Q3 2025 earnings summary

16 Dec, 2025

Executive summary

  • Q3 2025 revenue was €35.5 million, up 2% year-over-year, with gross margin improving by 200 basis points sequentially to 39.8%, but results missed expectations due to weak AC sales and regional headwinds.

  • Adjusted EBITDA loss was €6.9 million, improving 8% quarter-over-quarter and 68% year-over-year, reflecting ongoing cost discipline and optimization.

  • DC fast charging revenue grew 30%–34% year-over-year, driven by strong demand, new Supernova products, and commercial partnerships.

  • Labor and operating expenses were down 28% year-over-year, with cash costs down 34% as efficiency gains continued.

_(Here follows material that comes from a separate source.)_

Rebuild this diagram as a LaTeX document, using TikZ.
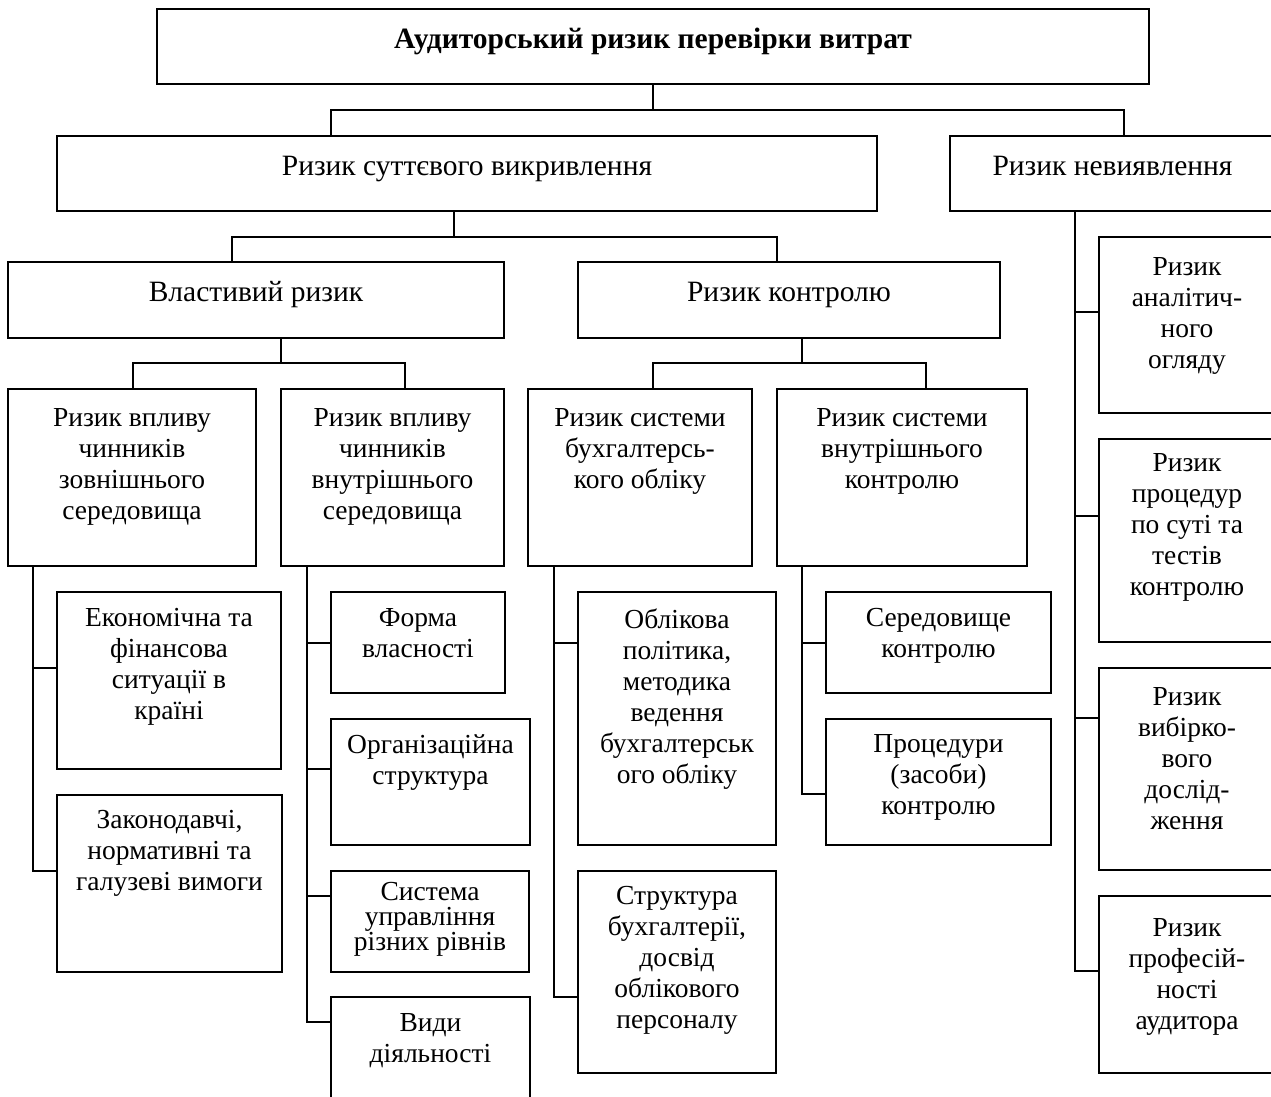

  • Standstill agreement reached with the majority of the banking pool to stabilize capital structure and suspend principal and interest payments on €179 million debt.

Financial highlights

  • Q3 revenue: €35.5 million (+2% YoY), below guidance; gross margin: 39.8% (up 200 bps QoQ, above guidance).

  • Adjusted EBITDA: €(6.9) million (improved 8% QoQ, 68% YoY).

  • Cash, cash equivalents, and financial instruments: €27.7 million at quarter end; cash and cash equivalents alone: €2.6 million.

  • Loans and borrowings: €179 million (standstill agreement in place).

  • CapEx: €0.3 million, down 82% YoY; inventory: €50.8 million, down 34% YoY.

Outlook and guidance

  • Q4 2025 revenue expected between €36 million and €39 million.

  • Gross margin guidance for Q4: 38%–40%.

  • Adjusted EBITDA for Q4 expected between €(6) million and €(4) million.

  • Focus remains on restoring revenue growth, reinforcing sales, and leveraging product portfolio.